2. Ceux sous "grosse pression" ont pris plus de temps que les autres parce qu'ils ne pouvaient user de la méthode utilisée par les membres des autres groupes, soit la double vérification des informations récoltées. De fait, il ne leur était autorisé qu'un clic par information, si bien qu'il leur fallait faire davantage travailler leur mémoire que les autres.
3. Pour se simplifier la tâche, ceux sous "grosse pression" se sont en général contentés de comparer quelques-unes des mêmes informations des différents appartements. En revanche, ils n'ont pas vraiment cherché à regarder les différentes caractéristiques d'un même appartement, dans l'espoir d'y déceler un défaut tel que cela aurait permis d'éliminer l'appartement en question – ce qu'ont plutôt fait, eux, les membres des deux autres groupes.

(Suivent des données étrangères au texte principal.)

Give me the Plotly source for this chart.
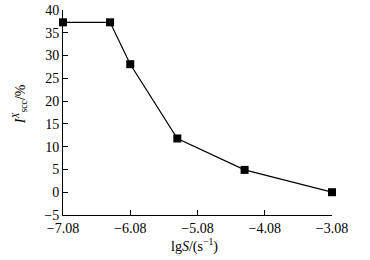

Autrement dit, quand on est sous pression, notre cerveau se met à fonctionner d'une toute autre manière que celle utilisée en temps normal. Celle-ci tient en deux mots d'ordre :
1. Calmons-nous!
2. Simplifions-nous la tâche!
C'est aussi simple que ça. Dès que vous réalisez qu'il y a une urgence au travail, le mieux est de se répéter ces deux mots d'ordre. Prenez tout d'abord une grande respiration, en vous disant «Du calme!». Puis, donnez-vous comme priorité de vous simplifier la tâche, d'aller à l'essentiel sans vous préoccuper des détails : vous pourrez toujours expliquer aux autres que vous avez manqué de temps pour présenter un résultat parfait, ce qui est en général une excuse que tout le monde accepte et comprend bien.
En passant, l'écrivain français Jules Renard a dit dans son Journal : «L'idéal du calme est dans le chat assis».